III {¶ 31} In his third assignment of error, appellant argues his case was never presented to a properly empaneled jury because the oath prescribed in R.C. 2945.28 was not administered to the jurors.
{¶ 32} R.C. 2945.28 set forth the language of the oath as "You shall well and truly try, and true deliverance make between the State of Ohio and the defendant (giving his name) so help you God. A juror shall be allowed to make the affirmation substituting the phrase "So help you God" with "This you do as you shall answer under the pains and penalties of perjury."
{¶ 33} The transcript of proceedings indicates the oath administered to the jury was "Do you and each of you solemnly swear or affirm in the presence of almighty God that you will well, and truly try the matter in the difference between the State of Ohio, plaintiff and Joseph S. Dean, defendant and a true verdict give according to the evidence, so help you God.? Say I do or I affirm."
{¶ 34} The record contains no objection from appellant to the form of the oath.
{¶ 35} In State v. Glaros (1960), 170 Ohio St. 471, 166 N.E.2d 379, the Ohio Supreme Court held a court should not reverse a judgment of conviction because of an error if the error was not complained of at a time the trial court could avoid or prevent it, and where it does not affirmatively appear from the record the error prejudiced the defendant. In State v. Agner (1972), 30 Ohio App.2d 96, the Court of Appeals for Hancock County held a failure of a defendant to call the trial court's attention to a defect in the manner of administering an oath to a juror constitutes a waiver if it does not affirmatively appear from the record the defendant was prejudiced by the error.

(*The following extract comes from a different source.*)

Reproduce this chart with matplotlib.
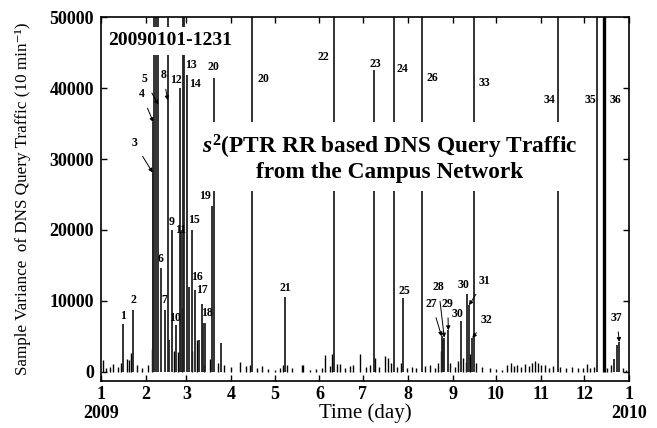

{¶ 36} Our review of the record leads us to conclude appellant was not prejudiced by the form of the oath.
{¶ 37} The third assignment of error is overruled.
{¶ 38} For the foregoing reasons, the judgment of the Municipal Court of Fairfield County, Ohio, is affirmed, and the cause is remanded to that court for execution of sentence.
By Gwin, P.J., Wise, J., and Boggins, J., concur.
topic: Criminal law — possession of multiple driver's licenses-manifest weight.